Vetements: Fashion or Political Insensitivity?
- 4reehongkong
- Jan 27, 2021
- 2 min read
Vetement’s Fall 2021 Menswear collection featured an 165 page look book with four changing backgrounds which Gvasalia described as “First, there is hell. Then we go to earth, and rainbows. And then, there’s heaven”

Created in 2014 as a clothing and footwear "design collective" by Demna Gvasalia and his brother Guram Gvasallia, Vetements (French for "clothing") sought to express a “'pragmatic” approach to fashion. The brand offers lines of Menswear and Womenswear in a ‘down to earth nature' that he says is “reflected in what today's youth wear.” Its look is characterized by ironic slogan tees, uneven, rough jeans, double XL outerwear, and flower dresses. In just three seasons, Demna brought Vetements to world status success, leading luxury vendors like SSENSE, Net-A-Porter, and Browns Fashion to stock up on its tongue-in-cheek garments.

The offbeat look of the brand is evident in its street cast models and unconventional show locations and it’s certainly no stranger to dancing along the borders of expression and design- especially in terms of political issues. Most recently, at its Spring/Summer 2020 show, a semi-replica t-shirt saying “Don’t shoot” in Arabic, French and English sparked controversy as it was originally worn by journalists in Lebanon during the Israeli invasion of the country in 1982. Vogue Arabia, for example accused Vetements of “instigating regional upset”, and some users on social media criticized the brand for linking apparel to a war in which thousands lost their lives.

In this Fall 2021 collection, blue painted streaks were knitted into a sweater dress and a turtleneck top, which Gvasalia expressed a meaning to mirror that blue dye the Hong Kong police sprayed on democracy protesters during the summer (in the 8/31/19 incident, the dye was also used in the PolyU Siege that occurred later in the fall of 2019.)

The water cannons filled with blue dyed stained the clothes and irritated the skin of the protestors. The liquid was also laced with strong irritants, and protestors had to shower on campus after being hit. The spraying of the dye was meant to not only disperse the crowd, but also to “mark” the protestors, making them easier to spot by the Police.

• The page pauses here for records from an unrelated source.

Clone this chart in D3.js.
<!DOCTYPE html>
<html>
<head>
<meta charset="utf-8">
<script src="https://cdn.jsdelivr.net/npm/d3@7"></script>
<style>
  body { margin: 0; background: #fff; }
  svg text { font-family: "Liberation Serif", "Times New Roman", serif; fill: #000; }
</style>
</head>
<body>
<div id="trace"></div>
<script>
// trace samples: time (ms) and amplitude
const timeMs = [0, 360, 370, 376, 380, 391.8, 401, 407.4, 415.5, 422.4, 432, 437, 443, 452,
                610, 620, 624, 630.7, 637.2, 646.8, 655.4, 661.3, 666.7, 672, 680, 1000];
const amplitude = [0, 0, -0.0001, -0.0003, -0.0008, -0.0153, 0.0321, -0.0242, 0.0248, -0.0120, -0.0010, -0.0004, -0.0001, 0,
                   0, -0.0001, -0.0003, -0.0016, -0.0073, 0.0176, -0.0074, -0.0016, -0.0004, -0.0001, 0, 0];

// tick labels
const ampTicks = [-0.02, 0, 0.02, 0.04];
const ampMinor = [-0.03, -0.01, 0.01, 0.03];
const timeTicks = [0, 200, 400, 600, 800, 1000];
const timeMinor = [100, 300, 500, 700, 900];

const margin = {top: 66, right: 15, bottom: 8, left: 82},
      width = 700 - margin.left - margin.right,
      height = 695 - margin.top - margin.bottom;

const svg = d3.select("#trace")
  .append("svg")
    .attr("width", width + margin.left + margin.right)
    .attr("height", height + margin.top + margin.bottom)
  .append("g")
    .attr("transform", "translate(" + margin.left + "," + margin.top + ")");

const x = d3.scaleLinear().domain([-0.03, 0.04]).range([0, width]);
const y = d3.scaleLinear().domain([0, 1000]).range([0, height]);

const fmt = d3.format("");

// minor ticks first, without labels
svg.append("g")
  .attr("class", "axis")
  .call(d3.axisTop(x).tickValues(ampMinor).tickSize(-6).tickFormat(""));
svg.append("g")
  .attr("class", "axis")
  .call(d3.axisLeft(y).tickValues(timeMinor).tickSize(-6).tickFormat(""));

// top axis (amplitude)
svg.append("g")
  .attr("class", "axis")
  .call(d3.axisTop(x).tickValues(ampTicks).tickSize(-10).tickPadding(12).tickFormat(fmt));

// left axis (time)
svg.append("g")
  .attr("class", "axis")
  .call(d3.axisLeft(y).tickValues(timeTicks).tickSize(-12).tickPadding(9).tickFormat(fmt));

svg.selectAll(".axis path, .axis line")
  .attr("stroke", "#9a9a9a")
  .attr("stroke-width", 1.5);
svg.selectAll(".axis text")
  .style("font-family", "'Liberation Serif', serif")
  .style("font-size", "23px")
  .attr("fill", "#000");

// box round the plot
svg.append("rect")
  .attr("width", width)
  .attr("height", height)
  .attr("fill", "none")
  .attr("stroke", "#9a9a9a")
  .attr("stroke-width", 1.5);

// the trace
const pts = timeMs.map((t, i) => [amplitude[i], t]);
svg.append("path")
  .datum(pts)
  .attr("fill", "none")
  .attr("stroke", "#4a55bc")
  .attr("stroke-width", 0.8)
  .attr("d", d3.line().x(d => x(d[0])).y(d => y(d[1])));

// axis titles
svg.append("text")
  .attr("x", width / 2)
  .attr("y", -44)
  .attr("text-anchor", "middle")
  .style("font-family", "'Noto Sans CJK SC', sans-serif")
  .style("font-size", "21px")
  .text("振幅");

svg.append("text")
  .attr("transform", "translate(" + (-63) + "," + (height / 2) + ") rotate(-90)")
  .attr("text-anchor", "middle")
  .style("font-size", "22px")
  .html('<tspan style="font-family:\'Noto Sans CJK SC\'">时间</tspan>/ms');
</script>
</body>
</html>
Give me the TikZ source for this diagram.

This particular design, therefore brings about the controversy of whether this is merely a reflection in fashion, or the usage of victims and their sufferings for the purpose of profit, as Mower from Vogue asks “What would it say to wear a fashion piece designed to look like someone else’s experience of physical struggle and violence?” Vetements has not stated whether any of the profits from the clothing sales would be donated to a Hong Kong Freedom Charity.
Do you think this design was a pure observation in style or inappropriate given the current political situation in Hong Kong?